Ion-momentum distributions along the major axis [(a) and (c)] and the minor axis [(b) and (d)] of the laser polarization ellipse for different ellipticities [explained in the inset of (b)] for the parameters of Fig. 4. The contributions of the first six returns are accounted for in (a) and (b), while (c) and (d) show the corresponding distributions with only the first return included. The curves are normalized to unity at their maxima. The momenta are scaled by $P_F=F_0/\omega$.

Figure 6

(Color online) The distribution $w\left(\phantom{|}{p}_{1x},p_{2x}|p_{1y}>0,p_{2y}>0\right)$ for various ellipticities evaluated with account of six returns (two upper rows).
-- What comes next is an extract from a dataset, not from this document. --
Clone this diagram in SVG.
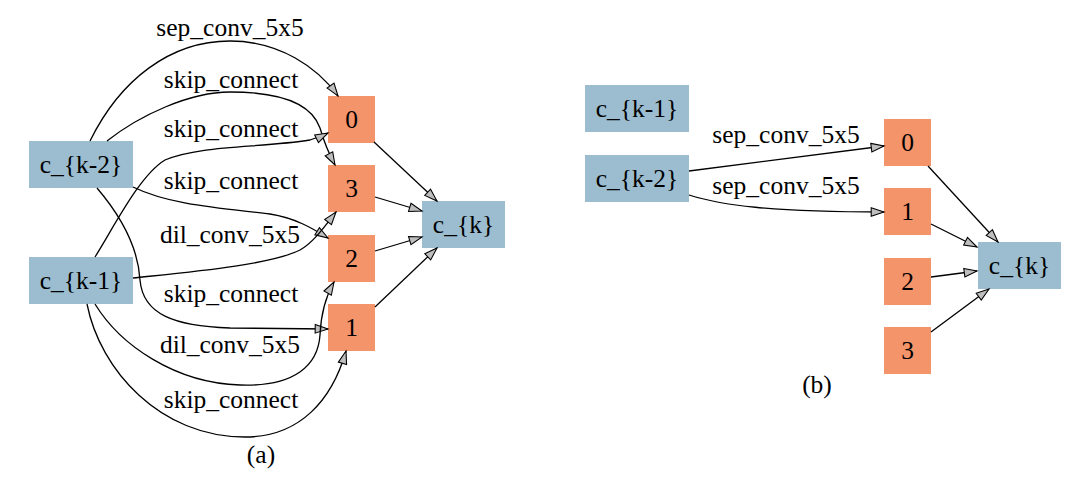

The third row presents the contribution from the first return only. The numbers in the lower right corners give the relative suppression of the larger maximum in the panel with respect to linear polarization. The boundaries of the classically allowed regions for several specified returns are exhibited and identified by the numbers $n$ next to the respective curve. The insets in the upper left corners show the cuts through the corresponding 2D distributions along the $p_{1x}=p_{2x}$ diagonal. The parameters are those of Fig. 4.

Figure 7

(Color online) The same as Fig. 6 except that the intensity is $4.0\times {10}^{14}\text{W}/{\text{cm}}^2$ and the contributions from the first six returns are accounted for in all panels.

Figure 8

Asymmetry (28) as a function of ellipticity at intensities $8.0\times {10}^{14}\text{W}/{\text{cm}}^2$ (dotted line) and $4.0\times {10}^{14}\text{W}/{\text{cm}}^2$ (solid line). At the higher intensity, a local maximum and minimum are at $\xi =0.18$ and $\xi =0.27$, respectively. At the lower intensity, the maximum and minimum are at $\xi =0.22$ and $\xi =0.42$, respectively, and the asymmetry vanishes at $\xi =0.37$ and $\xi =0.45$.